Além disso, nota-se um descontentamento quanto ao posicionamento e atuação dos BCs na região no controle mais incisivo da inflação. Tendo ou não agido de maneira mais talhante, fato é que o cenário vem apresentando rápida deterioração e as medidas que devem ser tomadas para tirar a região do imbróglio em que atualmente está exigirão um esforço maior das autoridades monetárias e, enquanto isso, os ativos vão sendo reprecificados, reforçando a visão mais cautelosa na região.
Ásia: Se uns perdem, outros ganham. Sempre!

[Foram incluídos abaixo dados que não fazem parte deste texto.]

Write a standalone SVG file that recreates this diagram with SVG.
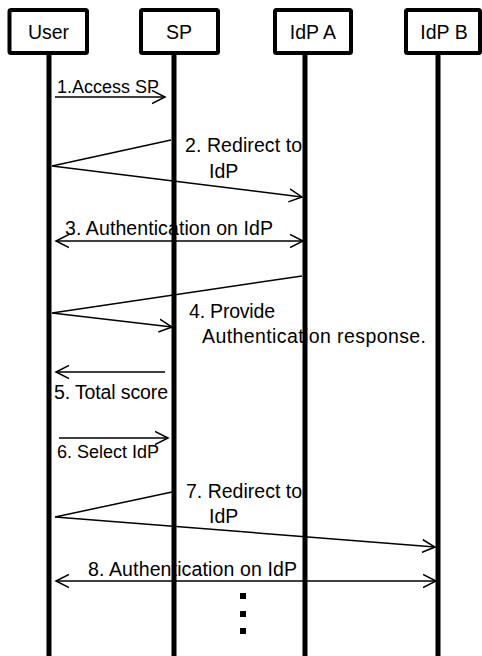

Após meses de correção em virtude de uma maior percepção de risco advinda das medidas de contenção do avanço de casos de covid na região, nas últimas semanas temos visto um retorno de capital às bolsas chinesas, especialmente após a remoção dos lockdowns, notícias de zeragem de casos de covid em Xangai e, mais recentemente, flexibilização de quarentena para turistas. Com aumento do risco de recessão e confirmação do bear market nos Estados Unidos, bem como situação mais delicada na Europa, os índices asiáticos apresentam-se como uma opção aos demais. Assim, empresas atreladas à economia chinesa, como mineradoras, siderúrgicas, varejo de luxo, têm sido impulsionadas pelos efeitos de retomada econômica no país asiático, ao menos no curto prazo. Entretanto, dados de PMI e outros indicadores macroeconômicos retomando em velocidade abaixo do esperado, bem como uma taxa de desemprego acima do preferível, indicam que uma desaceleração é o cenário mais plausível para o médio e longo prazo, mesmo com os pacotes de incentivos anunciados pelo governo chinês nos últimos meses.
Flashing Forward
Dados de inflação e PMIs serão acompanhados de perto pelos agentes econômicos visando a entender os efeitos das medidas tomadas até agora e os possíveis próximos passos dos BCs, especialmente o FED, nas próximas reuniões. Conforme falado, um aumento de 75 bps na taxa de juros americana em julho já parece consenso, contudo mercado atentará para o tom adotado no discurso do presidente da instituição, Jerome Powell, e seus efeitos para o restante do ano. Na China, com reabertura da economia após lockdowns, espera-se melhora nos PMIs a serem divulgados amanhã, apesar do sentimento ainda dúbio quanto às expectativas de crescimento para o ano.